My Top 10 Favorite Grand Prix Winners at Cannes

So, I decided to write this series of lists based on various awards. You know, right as the actual awards season is over and forgotten. For some reason, I decided to start with this.

Admittedly, I’ve never really quite understood the different prizes at Cannes, but I know this much: this is considered the second highest, just behind Palme d’Or (which I’ll make a separate list on). I was mistaken about this for a long time, as to me Grand Prix just sounds grander than Palme d’Or. I mean, even with my very limited French largely based on Magic cards and menus, I know Grand Prix means something along the lines of big prize and Palme d’Or means Golden Palm. The former sounds like something to work towards, while the latter sounds like an in-joke. On the other hand, Palme d’Or is the original and while there were attempts to use Grand Prix instead, that didn’t stick, so here we are.

Anyhow, here’s my favorite Grand Prix winners in chronological order. Admittedly, these skew somewhat to newer movies, because I just haven’t seen as many of the older ones.

Indagine su un cittadino al di sopra di ogni sospetto or Investigation of a Citizen Above Suspicion (Elio Petri, 1970)

This is an interesting idea, which has been executed in a way that works. It’s about a detective, who kills a woman to test the department. He manipulates the investigation, but it never just goes the way he wants it to. I like the weird moral grey area here. Are we supposed to be on his side despite his cruel and meaningless crime?

Monty Python’s The Meaning of Life (Terry Jones, 1983)

While some of the members have been doing some very problematic shit as of late, this is a very good movie. In some ways it’s a total mess, but on the other, that’s kind of the point. Flying Circus was about trying to break the rules of sketch comedy, so this in many ways is just trying to do that in a movie form.

Offret or The Sacrifice (Andrei Tarkovsky, 1986)

Tarkovsky’s last movie. I’m not sure about the timeline, but he might very well have been dead by the time this movie came out. It’s about this intellectual, who is trying to figure out how to bargain with god about avoiding nuclear war. The original name is in Swedish, because this was a Swedish movie, as Tarkovsky had left Soviet Union in the late 70s. Since that is an old Norse word, it has pagan roots and as such the movie does have pagan themes.

Nuovo Cinema Paradiso (Giuseppe Tornatore, 1988)

A long time favorite of mine. It largely takes part in a cinema, but it’s also more about the concept of cinema in general. Many things in the life of the main character is mimicking movies. His love interest is described purely based on her beauty, because that’s the way women have been seen in movies for a very long time. She isn’t allowed a personality. I also just put this movie on my list of best endings as well.

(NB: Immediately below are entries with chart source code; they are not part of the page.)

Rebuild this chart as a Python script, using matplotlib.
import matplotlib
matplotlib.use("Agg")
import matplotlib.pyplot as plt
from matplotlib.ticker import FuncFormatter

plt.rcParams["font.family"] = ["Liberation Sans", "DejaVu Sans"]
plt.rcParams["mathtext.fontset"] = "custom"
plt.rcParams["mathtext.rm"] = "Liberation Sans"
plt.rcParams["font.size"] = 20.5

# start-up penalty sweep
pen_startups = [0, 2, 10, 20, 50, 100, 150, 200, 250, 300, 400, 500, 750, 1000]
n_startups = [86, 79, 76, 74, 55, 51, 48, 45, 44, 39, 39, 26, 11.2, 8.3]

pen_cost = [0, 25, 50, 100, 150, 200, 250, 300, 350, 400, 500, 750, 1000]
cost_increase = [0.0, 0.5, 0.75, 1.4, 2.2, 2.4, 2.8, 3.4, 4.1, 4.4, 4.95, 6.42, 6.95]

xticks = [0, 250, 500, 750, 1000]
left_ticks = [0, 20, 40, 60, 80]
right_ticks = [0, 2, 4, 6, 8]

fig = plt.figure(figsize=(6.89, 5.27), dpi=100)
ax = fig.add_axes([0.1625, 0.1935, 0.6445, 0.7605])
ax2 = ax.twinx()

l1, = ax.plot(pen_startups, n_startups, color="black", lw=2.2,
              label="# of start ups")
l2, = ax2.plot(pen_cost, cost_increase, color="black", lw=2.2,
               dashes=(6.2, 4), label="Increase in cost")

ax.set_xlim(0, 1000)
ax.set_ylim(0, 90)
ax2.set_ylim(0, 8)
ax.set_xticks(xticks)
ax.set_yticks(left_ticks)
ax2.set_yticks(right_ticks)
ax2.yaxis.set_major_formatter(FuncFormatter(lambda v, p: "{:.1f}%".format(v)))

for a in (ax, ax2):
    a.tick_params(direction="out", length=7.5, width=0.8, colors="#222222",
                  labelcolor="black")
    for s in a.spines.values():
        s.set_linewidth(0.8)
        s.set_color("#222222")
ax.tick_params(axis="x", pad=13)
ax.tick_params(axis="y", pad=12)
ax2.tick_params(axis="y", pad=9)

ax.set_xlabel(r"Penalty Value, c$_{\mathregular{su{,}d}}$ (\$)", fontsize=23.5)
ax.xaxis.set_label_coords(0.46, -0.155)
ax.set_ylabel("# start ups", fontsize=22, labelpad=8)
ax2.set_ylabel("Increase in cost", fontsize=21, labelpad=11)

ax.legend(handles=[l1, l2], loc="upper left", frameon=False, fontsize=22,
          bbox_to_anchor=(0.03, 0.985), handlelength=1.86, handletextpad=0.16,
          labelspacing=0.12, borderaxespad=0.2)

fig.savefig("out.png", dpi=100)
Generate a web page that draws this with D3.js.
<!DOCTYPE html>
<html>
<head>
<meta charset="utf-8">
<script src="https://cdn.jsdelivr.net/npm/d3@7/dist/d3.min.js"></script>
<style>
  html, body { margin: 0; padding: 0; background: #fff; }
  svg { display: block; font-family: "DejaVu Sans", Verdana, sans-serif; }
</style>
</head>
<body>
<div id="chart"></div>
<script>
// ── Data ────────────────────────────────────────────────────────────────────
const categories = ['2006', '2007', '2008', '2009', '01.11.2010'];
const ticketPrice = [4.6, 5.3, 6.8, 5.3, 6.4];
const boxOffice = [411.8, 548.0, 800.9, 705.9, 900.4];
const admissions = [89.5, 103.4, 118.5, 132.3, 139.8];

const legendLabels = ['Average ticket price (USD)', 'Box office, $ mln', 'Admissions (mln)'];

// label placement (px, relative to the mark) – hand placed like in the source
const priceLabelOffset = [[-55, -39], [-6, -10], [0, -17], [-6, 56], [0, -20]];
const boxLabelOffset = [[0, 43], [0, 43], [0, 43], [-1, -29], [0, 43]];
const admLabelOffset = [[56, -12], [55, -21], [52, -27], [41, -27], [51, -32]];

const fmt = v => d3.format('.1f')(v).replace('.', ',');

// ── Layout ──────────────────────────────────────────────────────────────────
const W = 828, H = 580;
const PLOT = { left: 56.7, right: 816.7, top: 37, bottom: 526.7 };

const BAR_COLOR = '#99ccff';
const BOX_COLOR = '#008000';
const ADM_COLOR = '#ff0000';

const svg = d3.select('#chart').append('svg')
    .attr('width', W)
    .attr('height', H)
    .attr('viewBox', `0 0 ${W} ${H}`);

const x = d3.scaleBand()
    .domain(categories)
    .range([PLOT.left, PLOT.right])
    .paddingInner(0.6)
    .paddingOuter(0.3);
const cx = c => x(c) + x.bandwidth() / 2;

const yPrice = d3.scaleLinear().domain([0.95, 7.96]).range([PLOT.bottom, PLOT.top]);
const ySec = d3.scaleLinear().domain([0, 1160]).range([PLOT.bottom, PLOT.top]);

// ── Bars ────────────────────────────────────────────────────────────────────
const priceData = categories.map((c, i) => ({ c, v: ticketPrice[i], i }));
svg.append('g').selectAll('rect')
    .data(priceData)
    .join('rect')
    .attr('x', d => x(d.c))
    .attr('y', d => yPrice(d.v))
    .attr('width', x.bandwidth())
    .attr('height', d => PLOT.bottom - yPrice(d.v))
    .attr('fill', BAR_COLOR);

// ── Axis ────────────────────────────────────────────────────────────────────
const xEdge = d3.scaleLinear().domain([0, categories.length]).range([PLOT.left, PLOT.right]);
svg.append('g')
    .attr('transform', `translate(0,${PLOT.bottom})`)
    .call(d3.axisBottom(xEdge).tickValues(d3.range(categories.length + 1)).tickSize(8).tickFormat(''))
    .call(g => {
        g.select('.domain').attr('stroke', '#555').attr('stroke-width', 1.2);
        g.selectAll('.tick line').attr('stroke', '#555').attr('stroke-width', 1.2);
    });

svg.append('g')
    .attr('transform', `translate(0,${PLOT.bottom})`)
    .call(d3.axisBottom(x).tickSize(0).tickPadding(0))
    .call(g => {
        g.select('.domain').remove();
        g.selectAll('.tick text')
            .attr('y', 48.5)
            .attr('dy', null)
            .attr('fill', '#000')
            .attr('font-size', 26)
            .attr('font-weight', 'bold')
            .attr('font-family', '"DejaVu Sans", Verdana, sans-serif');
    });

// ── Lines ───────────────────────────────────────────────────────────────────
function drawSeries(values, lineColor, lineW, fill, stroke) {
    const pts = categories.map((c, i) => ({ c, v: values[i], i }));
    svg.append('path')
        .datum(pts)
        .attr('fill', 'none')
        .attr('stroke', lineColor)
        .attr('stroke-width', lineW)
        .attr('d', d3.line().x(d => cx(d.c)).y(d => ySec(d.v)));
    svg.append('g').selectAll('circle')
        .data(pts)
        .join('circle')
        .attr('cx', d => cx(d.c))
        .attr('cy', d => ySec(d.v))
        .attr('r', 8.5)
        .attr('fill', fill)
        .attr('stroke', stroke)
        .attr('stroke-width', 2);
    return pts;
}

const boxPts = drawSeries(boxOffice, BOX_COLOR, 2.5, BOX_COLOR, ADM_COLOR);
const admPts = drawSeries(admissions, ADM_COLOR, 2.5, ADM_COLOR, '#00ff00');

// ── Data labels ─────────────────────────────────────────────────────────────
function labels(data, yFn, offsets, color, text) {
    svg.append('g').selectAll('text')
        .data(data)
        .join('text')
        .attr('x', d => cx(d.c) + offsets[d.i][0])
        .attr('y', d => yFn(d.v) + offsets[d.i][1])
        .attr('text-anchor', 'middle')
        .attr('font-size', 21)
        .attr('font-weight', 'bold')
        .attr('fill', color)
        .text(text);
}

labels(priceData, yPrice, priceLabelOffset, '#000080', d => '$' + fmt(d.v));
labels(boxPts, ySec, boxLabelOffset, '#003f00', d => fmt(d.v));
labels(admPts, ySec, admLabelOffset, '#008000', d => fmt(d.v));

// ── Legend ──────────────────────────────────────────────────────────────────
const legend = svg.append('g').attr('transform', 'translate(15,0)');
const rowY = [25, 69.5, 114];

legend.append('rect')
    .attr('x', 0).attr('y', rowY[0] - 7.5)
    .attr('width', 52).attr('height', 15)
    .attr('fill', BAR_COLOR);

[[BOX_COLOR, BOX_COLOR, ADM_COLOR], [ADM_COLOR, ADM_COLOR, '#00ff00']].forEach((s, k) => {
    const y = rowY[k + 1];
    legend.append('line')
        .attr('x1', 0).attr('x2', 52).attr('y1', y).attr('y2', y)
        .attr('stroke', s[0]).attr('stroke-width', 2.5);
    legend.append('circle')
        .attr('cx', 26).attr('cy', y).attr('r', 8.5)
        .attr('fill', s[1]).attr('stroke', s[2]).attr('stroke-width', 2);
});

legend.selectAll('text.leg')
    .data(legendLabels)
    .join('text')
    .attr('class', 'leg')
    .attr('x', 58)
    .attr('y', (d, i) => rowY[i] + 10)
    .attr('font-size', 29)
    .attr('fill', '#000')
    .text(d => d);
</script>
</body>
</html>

Oldeuboi or Oldboy (Park Chan-wook, 2003)

The middle part of a trilogy, but since each part of the trilogy works as a singular piece of art, you don’t need to see the other two, but they are great as well. The most memorable scene in the movie is a brutal one-take fight in a corridor, but the movie is much more than that. The other two movies in the trilogy are much clearer on the revenge, but this gets complicated.

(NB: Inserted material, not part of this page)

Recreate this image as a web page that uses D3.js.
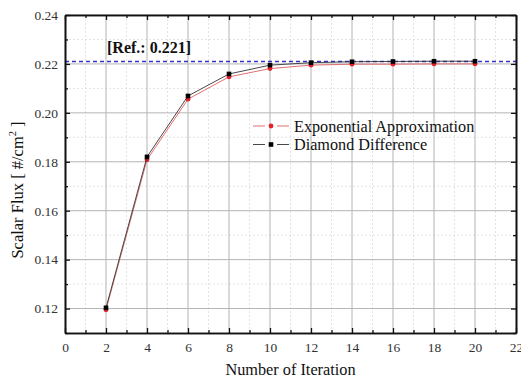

Bir Zamanlar Anadolu’da or Once Upon a Time in Anatolia (Nuri Bilge Ceylan, 2011)

I haven’t seen many Turkish movies, but maybe I should… I mean, this is a quite slow moving film (weird thing to say after a Tarkovsky film and this isn’t really slow cinema, just slow), but it works. It’s about officials trying to find a body during the night with only a vague description from the suspected killer. They drive around and just learn about each other as they talk trying to kill the boredom.

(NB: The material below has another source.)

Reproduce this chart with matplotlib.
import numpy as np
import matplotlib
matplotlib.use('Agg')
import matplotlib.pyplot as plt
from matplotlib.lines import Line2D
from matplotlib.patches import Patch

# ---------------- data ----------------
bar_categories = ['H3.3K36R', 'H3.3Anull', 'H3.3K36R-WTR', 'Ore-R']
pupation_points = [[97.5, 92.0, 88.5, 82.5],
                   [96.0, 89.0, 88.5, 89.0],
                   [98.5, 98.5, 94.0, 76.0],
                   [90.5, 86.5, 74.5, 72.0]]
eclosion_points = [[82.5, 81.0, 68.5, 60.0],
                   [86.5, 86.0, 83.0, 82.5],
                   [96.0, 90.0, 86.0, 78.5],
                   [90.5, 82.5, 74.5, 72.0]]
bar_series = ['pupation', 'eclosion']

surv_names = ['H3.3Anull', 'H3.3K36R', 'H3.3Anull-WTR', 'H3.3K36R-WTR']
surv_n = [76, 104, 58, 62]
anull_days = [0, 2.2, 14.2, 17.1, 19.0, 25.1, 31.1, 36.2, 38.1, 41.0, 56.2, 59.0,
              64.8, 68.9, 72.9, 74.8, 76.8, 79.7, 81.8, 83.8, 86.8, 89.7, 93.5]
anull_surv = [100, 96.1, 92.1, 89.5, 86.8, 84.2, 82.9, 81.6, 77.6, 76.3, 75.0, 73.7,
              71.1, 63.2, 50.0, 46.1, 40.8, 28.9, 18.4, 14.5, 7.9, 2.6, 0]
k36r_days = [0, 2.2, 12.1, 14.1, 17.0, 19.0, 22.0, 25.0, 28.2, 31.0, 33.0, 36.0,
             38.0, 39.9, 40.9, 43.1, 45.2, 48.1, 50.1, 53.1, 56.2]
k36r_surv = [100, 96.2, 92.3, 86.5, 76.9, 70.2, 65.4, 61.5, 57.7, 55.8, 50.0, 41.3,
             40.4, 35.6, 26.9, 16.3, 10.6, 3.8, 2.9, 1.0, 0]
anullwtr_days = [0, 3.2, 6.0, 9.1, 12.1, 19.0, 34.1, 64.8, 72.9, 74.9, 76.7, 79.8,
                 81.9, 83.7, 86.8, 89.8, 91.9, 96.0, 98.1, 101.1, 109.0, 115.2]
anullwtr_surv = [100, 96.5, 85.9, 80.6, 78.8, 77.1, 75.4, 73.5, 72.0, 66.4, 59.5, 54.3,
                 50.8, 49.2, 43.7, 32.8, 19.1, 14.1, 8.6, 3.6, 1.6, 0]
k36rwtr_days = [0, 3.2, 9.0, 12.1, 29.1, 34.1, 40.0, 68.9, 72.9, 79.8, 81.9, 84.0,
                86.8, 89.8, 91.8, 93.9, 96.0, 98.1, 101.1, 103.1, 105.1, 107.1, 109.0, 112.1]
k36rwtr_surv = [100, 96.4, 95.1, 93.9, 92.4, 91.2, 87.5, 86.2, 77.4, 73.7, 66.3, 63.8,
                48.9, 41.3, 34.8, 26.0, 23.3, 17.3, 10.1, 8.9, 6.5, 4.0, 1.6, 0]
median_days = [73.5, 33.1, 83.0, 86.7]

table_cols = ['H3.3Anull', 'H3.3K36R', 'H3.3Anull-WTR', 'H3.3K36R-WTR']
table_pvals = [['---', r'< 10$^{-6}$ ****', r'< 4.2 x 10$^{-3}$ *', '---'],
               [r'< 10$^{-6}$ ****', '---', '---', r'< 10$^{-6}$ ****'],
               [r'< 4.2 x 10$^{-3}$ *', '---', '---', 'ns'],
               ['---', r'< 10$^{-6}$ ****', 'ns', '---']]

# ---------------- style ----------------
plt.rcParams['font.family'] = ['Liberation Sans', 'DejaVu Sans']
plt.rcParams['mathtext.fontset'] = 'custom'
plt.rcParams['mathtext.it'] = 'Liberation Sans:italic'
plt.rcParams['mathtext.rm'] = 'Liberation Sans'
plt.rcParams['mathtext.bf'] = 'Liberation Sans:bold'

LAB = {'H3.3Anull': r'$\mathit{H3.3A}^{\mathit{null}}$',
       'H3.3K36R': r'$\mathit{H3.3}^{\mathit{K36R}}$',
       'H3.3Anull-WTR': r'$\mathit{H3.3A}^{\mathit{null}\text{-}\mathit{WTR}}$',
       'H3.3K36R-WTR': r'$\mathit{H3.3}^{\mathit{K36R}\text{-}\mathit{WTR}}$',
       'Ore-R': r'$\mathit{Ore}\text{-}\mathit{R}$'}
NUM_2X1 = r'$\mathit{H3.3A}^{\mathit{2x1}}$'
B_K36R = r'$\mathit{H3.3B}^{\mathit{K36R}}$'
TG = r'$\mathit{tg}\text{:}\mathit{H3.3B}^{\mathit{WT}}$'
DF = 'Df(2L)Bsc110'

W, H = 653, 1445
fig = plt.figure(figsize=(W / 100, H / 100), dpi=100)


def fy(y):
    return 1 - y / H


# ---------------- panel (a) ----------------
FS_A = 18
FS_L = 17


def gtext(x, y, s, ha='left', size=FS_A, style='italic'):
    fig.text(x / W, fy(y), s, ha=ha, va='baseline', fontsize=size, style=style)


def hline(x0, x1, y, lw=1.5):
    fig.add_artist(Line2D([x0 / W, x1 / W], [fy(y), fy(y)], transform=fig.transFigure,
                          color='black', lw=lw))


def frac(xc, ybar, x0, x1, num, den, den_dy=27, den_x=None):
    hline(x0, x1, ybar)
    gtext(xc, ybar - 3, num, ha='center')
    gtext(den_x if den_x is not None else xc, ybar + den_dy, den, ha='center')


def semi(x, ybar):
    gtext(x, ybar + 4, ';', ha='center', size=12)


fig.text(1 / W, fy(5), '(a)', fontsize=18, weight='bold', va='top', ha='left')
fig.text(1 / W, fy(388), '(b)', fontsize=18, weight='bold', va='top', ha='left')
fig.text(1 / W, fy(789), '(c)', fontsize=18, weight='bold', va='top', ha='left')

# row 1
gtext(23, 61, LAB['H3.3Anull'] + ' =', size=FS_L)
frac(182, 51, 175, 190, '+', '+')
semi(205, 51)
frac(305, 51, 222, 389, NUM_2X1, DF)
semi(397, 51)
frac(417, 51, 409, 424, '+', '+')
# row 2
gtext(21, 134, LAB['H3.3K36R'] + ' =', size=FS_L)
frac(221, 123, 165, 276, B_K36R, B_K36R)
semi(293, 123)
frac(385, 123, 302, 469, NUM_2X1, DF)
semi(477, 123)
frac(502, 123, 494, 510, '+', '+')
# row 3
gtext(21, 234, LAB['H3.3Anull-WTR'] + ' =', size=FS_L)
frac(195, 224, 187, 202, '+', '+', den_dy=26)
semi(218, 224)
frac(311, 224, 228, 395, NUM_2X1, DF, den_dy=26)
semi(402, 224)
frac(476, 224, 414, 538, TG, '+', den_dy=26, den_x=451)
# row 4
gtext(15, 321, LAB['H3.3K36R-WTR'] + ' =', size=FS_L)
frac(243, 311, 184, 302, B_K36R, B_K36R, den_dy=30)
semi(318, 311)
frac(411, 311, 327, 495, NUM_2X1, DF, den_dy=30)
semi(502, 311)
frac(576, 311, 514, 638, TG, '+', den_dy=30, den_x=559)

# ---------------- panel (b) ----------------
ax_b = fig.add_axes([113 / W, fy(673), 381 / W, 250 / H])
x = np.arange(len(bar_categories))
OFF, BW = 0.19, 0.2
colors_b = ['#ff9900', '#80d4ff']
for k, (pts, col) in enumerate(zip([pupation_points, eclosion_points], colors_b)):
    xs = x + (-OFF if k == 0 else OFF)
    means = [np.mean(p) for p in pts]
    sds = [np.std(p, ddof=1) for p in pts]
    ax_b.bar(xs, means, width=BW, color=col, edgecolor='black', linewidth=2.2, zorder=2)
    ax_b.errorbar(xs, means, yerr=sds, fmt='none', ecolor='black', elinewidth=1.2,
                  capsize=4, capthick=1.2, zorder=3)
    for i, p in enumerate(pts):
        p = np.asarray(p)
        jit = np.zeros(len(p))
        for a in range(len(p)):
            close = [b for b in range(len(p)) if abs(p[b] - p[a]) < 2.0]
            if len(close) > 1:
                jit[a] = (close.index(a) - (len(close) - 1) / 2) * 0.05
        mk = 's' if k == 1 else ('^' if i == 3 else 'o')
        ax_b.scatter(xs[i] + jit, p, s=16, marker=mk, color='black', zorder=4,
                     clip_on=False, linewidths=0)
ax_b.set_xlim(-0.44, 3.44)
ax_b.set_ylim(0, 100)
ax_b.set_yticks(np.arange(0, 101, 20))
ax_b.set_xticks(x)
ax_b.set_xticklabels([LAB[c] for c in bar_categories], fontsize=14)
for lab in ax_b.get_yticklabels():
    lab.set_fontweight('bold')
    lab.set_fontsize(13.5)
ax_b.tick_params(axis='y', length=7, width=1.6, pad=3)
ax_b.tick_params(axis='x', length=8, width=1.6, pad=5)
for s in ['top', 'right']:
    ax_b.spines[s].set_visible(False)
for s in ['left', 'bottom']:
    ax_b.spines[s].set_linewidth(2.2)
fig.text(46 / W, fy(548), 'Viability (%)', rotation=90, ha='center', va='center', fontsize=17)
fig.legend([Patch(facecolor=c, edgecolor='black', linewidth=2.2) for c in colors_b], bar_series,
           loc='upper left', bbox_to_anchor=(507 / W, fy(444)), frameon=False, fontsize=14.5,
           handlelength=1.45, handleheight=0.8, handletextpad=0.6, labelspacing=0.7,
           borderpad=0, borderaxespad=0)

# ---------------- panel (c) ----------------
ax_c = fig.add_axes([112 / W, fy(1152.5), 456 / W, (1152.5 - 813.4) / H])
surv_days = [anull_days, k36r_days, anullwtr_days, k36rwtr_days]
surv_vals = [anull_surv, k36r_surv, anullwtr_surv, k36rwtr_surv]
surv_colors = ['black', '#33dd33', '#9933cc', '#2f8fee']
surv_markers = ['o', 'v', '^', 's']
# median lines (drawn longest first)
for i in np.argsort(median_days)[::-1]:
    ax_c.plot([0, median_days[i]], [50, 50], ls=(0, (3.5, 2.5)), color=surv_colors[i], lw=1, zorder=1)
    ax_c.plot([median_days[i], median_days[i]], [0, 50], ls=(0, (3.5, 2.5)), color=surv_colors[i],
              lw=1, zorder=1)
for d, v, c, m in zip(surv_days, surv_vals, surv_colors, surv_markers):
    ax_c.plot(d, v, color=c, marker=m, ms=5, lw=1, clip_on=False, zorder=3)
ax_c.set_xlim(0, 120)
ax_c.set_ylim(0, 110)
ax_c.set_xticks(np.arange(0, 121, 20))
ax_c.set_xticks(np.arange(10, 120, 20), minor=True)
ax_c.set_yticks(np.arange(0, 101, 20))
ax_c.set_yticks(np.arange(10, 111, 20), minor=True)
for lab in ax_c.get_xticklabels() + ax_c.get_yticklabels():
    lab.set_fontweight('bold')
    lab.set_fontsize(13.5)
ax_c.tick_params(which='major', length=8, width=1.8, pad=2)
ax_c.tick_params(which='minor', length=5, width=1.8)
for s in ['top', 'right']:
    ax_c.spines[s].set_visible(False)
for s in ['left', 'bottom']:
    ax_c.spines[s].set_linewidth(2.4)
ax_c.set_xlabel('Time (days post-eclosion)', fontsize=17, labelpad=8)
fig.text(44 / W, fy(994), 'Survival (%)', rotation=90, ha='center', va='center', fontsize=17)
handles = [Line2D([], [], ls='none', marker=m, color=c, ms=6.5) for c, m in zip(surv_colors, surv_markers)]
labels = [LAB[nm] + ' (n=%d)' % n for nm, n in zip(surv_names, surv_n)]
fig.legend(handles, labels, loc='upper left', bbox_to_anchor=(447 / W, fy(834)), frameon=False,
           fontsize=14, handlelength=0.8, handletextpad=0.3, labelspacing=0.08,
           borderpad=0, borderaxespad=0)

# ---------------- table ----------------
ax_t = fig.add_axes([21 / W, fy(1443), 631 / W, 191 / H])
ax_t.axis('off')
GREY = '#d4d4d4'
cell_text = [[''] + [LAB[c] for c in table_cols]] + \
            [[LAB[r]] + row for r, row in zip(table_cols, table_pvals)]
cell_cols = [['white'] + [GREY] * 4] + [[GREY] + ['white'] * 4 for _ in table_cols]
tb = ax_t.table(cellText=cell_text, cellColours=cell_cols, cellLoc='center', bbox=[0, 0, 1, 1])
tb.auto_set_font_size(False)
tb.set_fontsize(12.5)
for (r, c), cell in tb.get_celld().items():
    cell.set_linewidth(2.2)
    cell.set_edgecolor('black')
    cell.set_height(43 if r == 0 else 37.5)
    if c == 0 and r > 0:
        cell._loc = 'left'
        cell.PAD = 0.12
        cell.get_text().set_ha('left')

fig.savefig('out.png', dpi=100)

Saul fia or Son of Saul (László Nemes, 2015)

A man in a concentration camp tries to bury his dead son. This is kind of a tough movie. Most of the movie is shot in a way that we see the man in a closeup most of the time. Everything is chaotic and death looms everywhere. We also know Saul is actually a Sonderkommando, meaning he is basically a traitor, as he is part of the units made up of prisoners Germans used to run things for them.

BlacKkKlansman (Spike Lee, 2018)

A story of a black man impersonating a white man in order to infiltrate the KKK. He isn’t actually going to events, as that is handled by someone else, but it is always nice to laugh at right-wingers.

Hytti nro 6 or Compartment no. 6 (Juho Kuosmanen, 2021)

Ah, a Finnish movie. There truly is a renaissance here. It’s also noteworthy, that Russian Culture Fund put money into this project that has a bi main character. Laura is a Finnish student in Russia, who is travelling north on a train to see ancient cave paintings (I think, I forget the details on this). On her way, she meets Lyokha, a Russian man. They don’t really see eye to eye early on, but a lot can happen during that kind of a trip.

The Zone of Interest (Jonathan Glazer, 2023)

This just won the Oscar for Best International Film as well, with a very non-controversial speech by Glazer, which has seen a lot of controversy. As it so often happens. This is not a real narrative movie. We just see the life of the family of the man who runs Auschwitz. The camp is never seen, only heard as ambient noise behind a wall.